15H-16H : FRANCK FISCHBACH (NICE)
HEGEL ET LE SENS DU SOCIAL
La pensée de Hegel est souvent donnée comme l’une des sources majeures de la philosophie sociale. Mais on peut aussi bien penser que Hegel n’a découvert le social que pour aussitôt l’étouffer dans une philosophie politique qui fait de l’Etat à la fois le cœur et le sommet de toute formation sociale. En réalité, la question est de savoir où se situe chez Hegel la pensée du social : contre la tentation immédiate et spontanée de la situer dans la théorie de la « société civile », nous ferons quant à nous l’hypothèse que le social, chez Hegel, se dit « Sittlichkeit » - et nous verrons quels effets cette hypothèse produit.
16H-16H15 : PAUSE
16H15-17H15 : MOHAMED FAYÇAL TOUATI (NICE/TOULOUSE)

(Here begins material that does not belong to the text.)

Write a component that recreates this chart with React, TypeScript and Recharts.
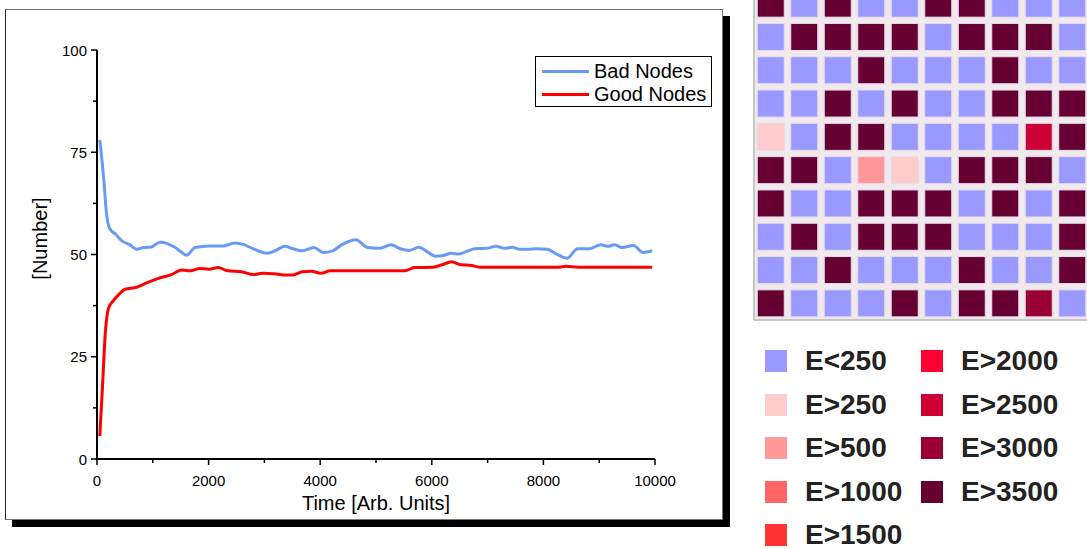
import { CartesianGrid, Legend, LineChart, Line, Scatter, ScatterChart, XAxis, YAxis } from 'recharts';

// time series
const badTime = [50, 125, 170, 230, 330, 460, 585, 710, 836, 961, 1130, 1380, 1505, 1605, 1756, 2007, 2258, 2467, 2634, 2800, 3052, 3219, 3361, 3512, 3679, 3888, 4055, 4222, 4390, 4640, 4849, 5059, 5268, 5435, 5602, 5769, 5895, 6062, 6187, 6355, 6480, 6647, 6773, 6982, 7149, 7316, 7441, 7567, 7734, 7860, 8069, 8236, 8428, 8612, 8821, 9030, 9156, 9281, 9406, 9615, 9783, 9950];
const badValue = [78, 67.8, 60, 56.3, 55, 53.2, 52.4, 51.3, 51.7, 51.8, 53, 51.9, 50.7, 49.8, 51.7, 52.1, 52.1, 52.8, 52.4, 51.4, 50.3, 51.1, 52, 51.4, 50.9, 51.7, 50.5, 50.9, 52.4, 53.6, 51.7, 51.5, 52.4, 51.4, 51, 51.8, 50.9, 49.6, 49.7, 50.3, 50.1, 50.9, 51.4, 51.5, 52, 51.5, 51.8, 51.3, 51.3, 51.4, 51.3, 50.1, 49.1, 51.4, 51.4, 52.4, 52, 52.4, 51.7, 52.2, 50.5, 50.9];

const goodTime = [50, 100, 150, 209, 293, 376, 502, 710, 878, 1087, 1338, 1522, 1672, 1839, 2007, 2174, 2341, 2592, 2800, 2968, 3177, 3344, 3512, 3679, 3846, 4013, 4181, 4515, 4933, 5518, 5686, 6020, 6187, 6355, 6522, 6689, 6856, 7441, 8278, 8403, 8612, 9950];
const goodValue = [5.6, 18.2, 31, 37, 38.7, 40, 41.5, 42, 43, 44.1, 45.1, 46.2, 46, 46.6, 46.4, 46.8, 46, 45.8, 45.1, 45.4, 45.3, 45, 45, 45.8, 45.9, 45.4, 46, 46, 46, 46, 46.8, 46.9, 47.5, 48.2, 47.5, 47.4, 46.9, 46.9, 46.9, 47.1, 46.9, 46.9];

const xTicks = [0, 1000, 2000, 3000, 4000, 5000, 6000, 7000, 8000, 9000, 10000];
const yTicks = [0, 12.5, 25, 37.5, 50, 62.5, 75, 87.5, 100];

// energy classes and the lattice (index into the classes), row 0 on top
const energyLabels = ['E<250', 'E>250', 'E>500', 'E>1000', 'E>1500', 'E>2000', 'E>2500', 'E>3000', 'E>3500'];
const energyColors = ['#9999ff', '#ffcccc', '#ff9999', '#ff6666', '#ff3333', '#ff0033', '#cc0033', '#990033', '#660033'];
const lattice = [
  [8, 0, 8, 0, 0, 8, 8, 0, 0, 0],
  [0, 8, 8, 8, 8, 0, 8, 8, 8, 0],
  [0, 0, 0, 8, 0, 0, 0, 8, 0, 0],
  [0, 0, 8, 0, 8, 0, 0, 8, 8, 8],
  [1, 0, 8, 8, 0, 0, 0, 0, 6, 8],
  [8, 8, 0, 2, 1, 0, 8, 8, 8, 0],
  [8, 0, 0, 8, 8, 8, 0, 8, 0, 8],
  [0, 8, 0, 8, 8, 8, 0, 0, 0, 8],
  [0, 0, 8, 0, 0, 0, 8, 0, 0, 8],
  [8, 0, 0, 0, 8, 0, 8, 8, 7, 0],
];
const gridTicks = [-0.5, 0.5, 1.5, 2.5, 3.5, 4.5, 5.5, 6.5, 7.5, 8.5, 9.5];

const FONT = '"Liberation Sans", Arial, sans-serif';

const badData = badTime.map((t, i) => ({ t, v: badValue[i] }));
const goodData = goodTime.map((t, i) => ({ t, v: goodValue[i] }));
const cells = lattice.flatMap((row, r) => row.map((level, c) => ({ col: c, row: r, level })));

const YTick = (props: any) => {
  const { x, y, payload } = props;
  const major = payload.value % 25 === 0;
  return (
    <g>
      <line x1={x - (major ? 6 : 4)} x2={x} y1={y} y2={y} stroke="#000" strokeWidth={1.5} />
      {major && (
        <text x={x - 10} y={y} textAnchor="end" dominantBaseline="central" fontSize={15} fontFamily={FONT} fill="#000">
          {payload.value}
        </text>
      )}
    </g>
  );
};

const XTick = (props: any) => {
  const { x, y, payload } = props;
  const major = payload.value % 2000 === 0;
  return (
    <g>
      <line x1={x} x2={x} y1={y} y2={y + (major ? 6 : 4)} stroke="#000" strokeWidth={1.5} />
      {major && (
        <text x={x} y={y + 21} textAnchor="middle" dominantBaseline="central" fontSize={15} fontFamily={FONT} fill="#000">
          {payload.value}
        </text>
      )}
    </g>
  );
};

const renderLegend = () => (
  <div style={{ border: '1px solid #000', background: '#fff', width: 177, height: 51, boxSizing: 'border-box', fontFamily: FONT, fontSize: 20, paddingTop: 3 }}>
    {[
      { name: 'Bad Nodes', color: '#6a9bf4' },
      { name: 'Good Nodes', color: '#ff0000' },
    ].map((item) => (
      <div key={item.name} style={{ display: 'flex', alignItems: 'center', height: 23 }}>
        <span style={{ display: 'inline-block', width: 47, height: 3, background: item.color, marginLeft: 6, marginRight: 5 }} />
        <span>{item.name}</span>
      </div>
    ))}
  </div>
);

export default function App() {
  return (
    <div style={{ position: 'absolute', left: 0, top: 0, width: 1087, height: 549, overflow: 'hidden', background: '#fff' }}>
      <div
        style={{
          position: 'absolute',
          left: 5,
          top: 9,
          width: 718,
          height: 511,
          boxSizing: 'border-box',
          border: '1px solid #777',
          borderLeftColor: '#222',
          boxShadow: '7px 7px 0 0 #000',
          background: '#fff',
        }}
      />
      <div style={{ position: 'absolute', left: 0, top: 0 }}>
        <LineChart width={730} height={549} margin={{ top: 50, right: 75, bottom: 40, left: 47 }}>
          <XAxis
            dataKey="t"
            type="number"
            domain={[0, 10000]}
            ticks={xTicks}
            interval={0}
            height={50}
            tickSize={0}
            tickMargin={0}
            tickLine={false}
            tick={<XTick />}
            axisLine={{ stroke: '#000', strokeWidth: 2 }}
            allowDuplicatedCategory={false}
            label={{
              value: 'Time [Arb. Units]',
              content: (p: any) => {
                const vb = p.viewBox;
                return (
                  <text x={vb.x + vb.width / 2} y={vb.y + 44} textAnchor="middle" dominantBaseline="central" fontSize={20} fontFamily={FONT} fill="#000">
                    Time [Arb. Units]
                  </text>
                );
              },
            }}
          />
          <YAxis
            type="number"
            domain={[0, 100]}
            ticks={yTicks}
            interval={0}
            width={50}
            tickSize={0}
            tickMargin={0}
            tickLine={false}
            tick={<YTick />}
            axisLine={{ stroke: '#000', strokeWidth: 2 }}
            label={{
              value: '[Number]',
              content: (p: any) => {
                const vb = p.viewBox;
                const cx = vb.x - 7;
                const cy = vb.y + vb.height / 2 - 16;
                return (
                  <text x={cx} y={cy} transform={`rotate(-90 ${cx} ${cy})`} textAnchor="middle" dominantBaseline="central" fontSize={20} fontFamily={FONT} fill="#000">
                    [Number]
                  </text>
                );
              },
            }}
          />
          <Legend
            content={renderLegend}
            layout="horizontal"
            verticalAlign="middle"
            wrapperStyle={{ position: 'absolute', left: 535, top: 56, width: 177 }}
          />
          <Line data={badData} dataKey="v" name="Bad Nodes" type="monotone" stroke="#6a9bf4" strokeWidth={3} dot={false} isAnimationActive={false} />
          <Line data={goodData} dataKey="v" name="Good Nodes" type="monotone" stroke="#ff0000" strokeWidth={3} dot={false} isAnimationActive={false} />
        </LineChart>
      </div>

      <div style={{ position: 'absolute', left: 752, top: -13 }}>
        <ScatterChart width={340} height={336} margin={{ top: 0, right: 3, bottom: 3, left: 2 }}>
          <CartesianGrid stroke="#c4c8c0" strokeWidth={2} fill="#f1e9ec" />
          <XAxis
            dataKey="col"
            type="number"
            domain={[-0.5, 9.5]}
            ticks={gridTicks}
            height={0}
            tick={false}
            tickLine={false}
            axisLine={{ stroke: '#000', strokeWidth: 2 }}
          />
          <YAxis
            dataKey="row"
            type="number"
            domain={[-0.5, 9.5]}
            ticks={gridTicks}
            reversed
            width={0}
            tick={false}
            tickLine={false}
            axisLine={{ stroke: '#000', strokeWidth: 2 }}
          />
          <Scatter
            data={cells}
            isAnimationActive={false}
            shape={(p: any) => (
              <rect
                x={p.cx - 13.5}
                y={p.cy - 13.5}
                width={27}
                height={27}
                fill={energyColors[p.payload.level]}
                stroke="#e4dcef"
                strokeWidth={1}
              />
            )}
          />
        </ScatterChart>
      </div>

      {energyLabels.map((label, i) => {
        const colIdx = i < 5 ? 0 : 1;
        const rowIdx = i < 5 ? i : i - 5;
        return (
          <div
            key={label}
            style={{
              position: 'absolute',
              left: colIdx === 0 ? 765 : 921,
              top: 361 + rowIdx * 43.5 - 17,
              height: 34,
              display: 'flex',
              alignItems: 'center',
              fontFamily: FONT,
              fontWeight: 'bold',
              fontSize: 28,
              color: '#222',
            }}
          >
            <span style={{ display: 'inline-block', width: 22, height: 22, background: energyColors[i], marginRight: 18 }} />
            <span>{label}</span>
          </div>
        );
      })}
    </div>
  );
}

REVOLUTION ET TERREUR. ELEMENTS POUR UNE RELECTURE DES PRINCIPES
Si le rapport de Hegel à la Révolution française est bien connu, son rapport à la Terreur l’est moins. Or, loin que la critique hégélienne de la Terreur le conduise à rejeter la Révolution, je montrerai que non seulement cette critique est bien plus nuancée qu’il n’y paraît de prime abord, mais que le problème de Hegel n’est en fait ni la Révolution, ni même la Terreur comme telle : il réside dans la possibilité que la Terreur n’obéisse plus qu’à une nécessité aveugle et c’est bien là le problème de toute situation postrévolutionnaire. Je ferai donc une double hypothèse : c’est non seulement à partir de ce problème qu’il faut lire les Principes, mais c’est également à partir de lui qu’il faut lire la question sociale chez Hegel et l’émergence de ce qu’il pressent dans son dernier texte, la révolution sociale.